Saints and Holy People

Find out about their lives and how they changed the world

Venerable Catherine McAuley (1778–1841)

Venerable Catherine McAuley (1778–1841)

Feast day: November 11

Venerable Catherine McAuley was born to devout Catholic parents in Dublin, Ireland. Her parents lived out their faith by ministering to the needs of the poor. Sadly, Catherine’s parents passed away, and she was sent to live with relatives. Catherine’s relatives were Protestant and urged her to join their church. However, Catherine refused their wishes and remained a faithful Catholic.

At the age of 25, Catherine was asked to be a live-in helper to a wealthy elderly couple.
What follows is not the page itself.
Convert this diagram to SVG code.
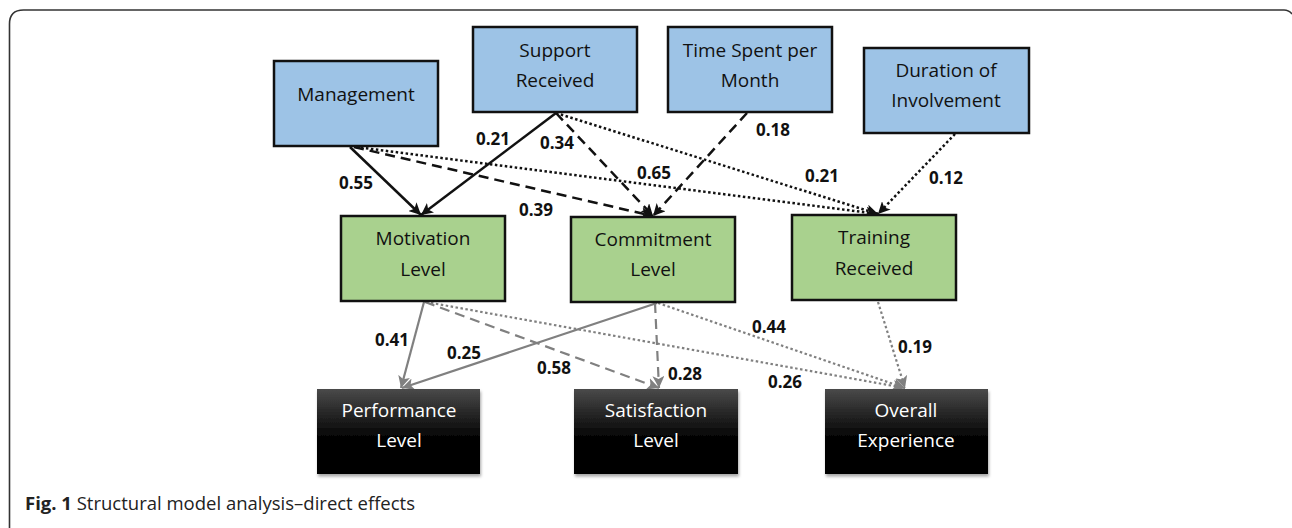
<svg xmlns="http://www.w3.org/2000/svg" width="1292" height="528" viewBox="0 0 1292 528">
<style>
.blue{fill:#9DC3E6;stroke:#111;stroke-width:2.5}
.green{fill:#A9D18E;stroke:#111;stroke-width:2.5}
.dark{fill:url(#g);filter:url(#sh)}
.t{font-family:"Open Sans",sans-serif;font-size:19px;text-anchor:middle;fill:#111}
.tw{font-family:"Open Sans",sans-serif;font-size:19px;text-anchor:middle;fill:#fff}
.lab{font-family:"Open Sans",sans-serif;font-size:17px;font-weight:bold;text-anchor:middle;fill:#111}
.k{fill:none;stroke:#111;stroke-width:2.5}
.g{fill:none;stroke:#808080;stroke-width:2.2}
.dash{stroke-dasharray:10,6}
.dot{stroke-dasharray:2.5,2.5}
.cap{font-family:"Open Sans",sans-serif;font-size:18.5px;fill:#222}
</style>
<defs>
<linearGradient id="g" x1="0" y1="0" x2="0" y2="1">
<stop offset="0" stop-color="#4a4a4a"/>
<stop offset="0.6" stop-color="#000"/>
<stop offset="1" stop-color="#000"/>
</linearGradient>
<filter id="sh" x="-10%" y="-10%" width="125%" height="130%">
<feDropShadow dx="1" dy="2.5" stdDeviation="1.5" flood-color="#000" flood-opacity="0.35"/>
</filter>
<marker id="ak" markerUnits="userSpaceOnUse" markerWidth="14" markerHeight="12" refX="12" refY="6" orient="auto">
<path d="M0,0 L12,6 L0,12 L3,6 Z" fill="#111"/>
</marker>
<marker id="ag" markerUnits="userSpaceOnUse" markerWidth="14" markerHeight="12" refX="12" refY="6" orient="auto">
<path d="M0,0 L12,6 L0,12 L3,6 Z" fill="#808080"/>
</marker>
</defs>
<rect width="1292" height="528" fill="#fff"/>
<path d="M9.5,528 V24 Q9.5,10 23.5,10 H1284 Q1289,10 1292,14" fill="none" stroke="#333" stroke-width="1.6"/>

<g id="connectors">
<line class="k" x1="350" y1="147" x2="421" y2="215" marker-end="url(#ak)"/>
<line class="k" x1="556" y1="113" x2="421" y2="215" marker-end="url(#ak)"/>
<line class="k dash" x1="556" y1="113" x2="653" y2="216" marker-end="url(#ak)"/>
<line class="k dot" x1="556" y1="113" x2="878" y2="214" marker-end="url(#ak)"/>
<line class="k dash" x1="354" y1="147" x2="653" y2="216" marker-end="url(#ak)"/>
<line class="k dot" x1="356" y1="147" x2="878" y2="214" marker-end="url(#ak)"/>
<line class="k dash" x1="747" y1="113" x2="653" y2="216" marker-end="url(#ak)"/>
<line class="k dot" x1="955" y1="134" x2="878" y2="214" marker-end="url(#ak)"/>

<line class="g" x1="424" y1="302" x2="401" y2="388" marker-end="url(#ag)"/>
<line class="g" x1="657" y1="303" x2="402" y2="388" marker-end="url(#ag)"/>
<line class="g dash" x1="425" y1="302" x2="659" y2="388" marker-end="url(#ag)"/>
<line class="g dash" x1="655" y1="303" x2="659" y2="388" marker-end="url(#ag)"/>
<line class="g dot" x1="426" y1="302" x2="905" y2="388" marker-end="url(#ag)"/>
<line class="g dot" x1="658" y1="303" x2="905" y2="388" marker-end="url(#ag)"/>
<line class="g dot" x1="878" y1="302" x2="905" y2="388" marker-end="url(#ag)"/>
</g>

<g id="labels">
<text class="lab" x="493" y="145">0.21</text>
<text class="lab" x="557" y="149">0.34</text>
<text class="lab" x="356" y="189">0.55</text>
<text class="lab" x="654" y="179">0.65</text>
<text class="lab" x="536" y="216">0.39</text>
<text class="lab" x="773" y="136">0.18</text>
<text class="lab" x="822" y="182">0.21</text>
<text class="lab" x="946" y="184">0.12</text>
<text class="lab" x="392" y="346">0.41</text>
<text class="lab" x="464" y="359">0.25</text>
<text class="lab" x="554" y="374">0.58</text>
<text class="lab" x="685" y="380">0.28</text>
<text class="lab" x="769" y="333">0.44</text>
<text class="lab" x="915" y="353">0.19</text>
<text class="lab" x="785" y="388">0.26</text>
</g>

<g id="management"><rect class="blue" x="274" y="61" width="164" height="85"/><text class="t" x="356" y="101">Management</text></g>
<g id="support"><rect class="blue" x="473" y="27" width="164" height="85"/><text class="t" x="555" y="57">Support</text><text class="t" x="555" y="87">Received</text></g>
<g id="time"><rect class="blue" x="668" y="27" width="164" height="85"/><text class="t" x="750" y="57">Time Spent per</text><text class="t" x="750" y="87">Month</text></g>
<g id="duration"><rect class="blue" x="864" y="48" width="165" height="85"/><text class="t" x="946" y="77">Duration of</text><text class="t" x="946" y="107">Involvement</text></g>

<g id="motivation"><rect class="green" x="341" y="216" width="164" height="85"/><text class="t" x="423" y="245">Motivation</text><text class="t" x="423" y="276">Level</text></g>
<g id="commitment"><rect class="green" x="571" y="217" width="164" height="85"/><text class="t" x="653" y="246">Commitment</text><text class="t" x="653" y="276">Level</text></g>
<g id="training"><rect class="green" x="792" y="215" width="164" height="85"/><text class="t" x="874" y="244">Training</text><text class="t" x="874" y="275">Received</text></g>

<g id="performance"><rect class="dark" x="317" y="389" width="163" height="85"/><text class="tw" x="399" y="417">Performance</text><text class="tw" x="399" y="447">Level</text></g>
<g id="satisfaction"><rect class="dark" x="574" y="389" width="164" height="85"/><text class="tw" x="656" y="417">Satisfaction</text><text class="tw" x="656" y="447">Level</text></g>
<g id="overall"><rect class="dark" x="825" y="389" width="163" height="85"/><text class="tw" x="906" y="417">Overall</text><text class="tw" x="906" y="447">Experience</text></g>

<text class="cap" x="25" y="510"><tspan font-weight="bold">Fig. 1</tspan> Structural model analysis–direct effects</text>
</svg>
Catherine attended to their needs, as well as the needs of the poor people in their neighborhood, with such loving and tender care that the elderly couple was inspired to join the Catholic Church. When the elderly couple passed away, they left all of their wealth and possessions to Catherine. Their generosity blessed Catherine with the funding she needed to establish a house to serve those in need.

In 1827, the House of Mercy opened its doors. The establishment included a school, a church, an area used to train residents for the workforce, and living quarters for the poor and for women who wished to be part of Catherine’s ministry. Although she initially did not want to form a religious order because she feared it would take her away from her work with the poor, she was convinced by the archbishop of Dublin to train to become a nun.

When she took her vows of poverty, chastity, and obedience, she was also permitted to take a vow of service to the poor, the sick, and the uneducated. Catherine began her order, the Religious Sisters of Mercy, in 1831.

She and her sisters dressed in plain clothing instead of in habits, and were known as “walking nuns” because they spent the majority of their time ministering to those in their local town.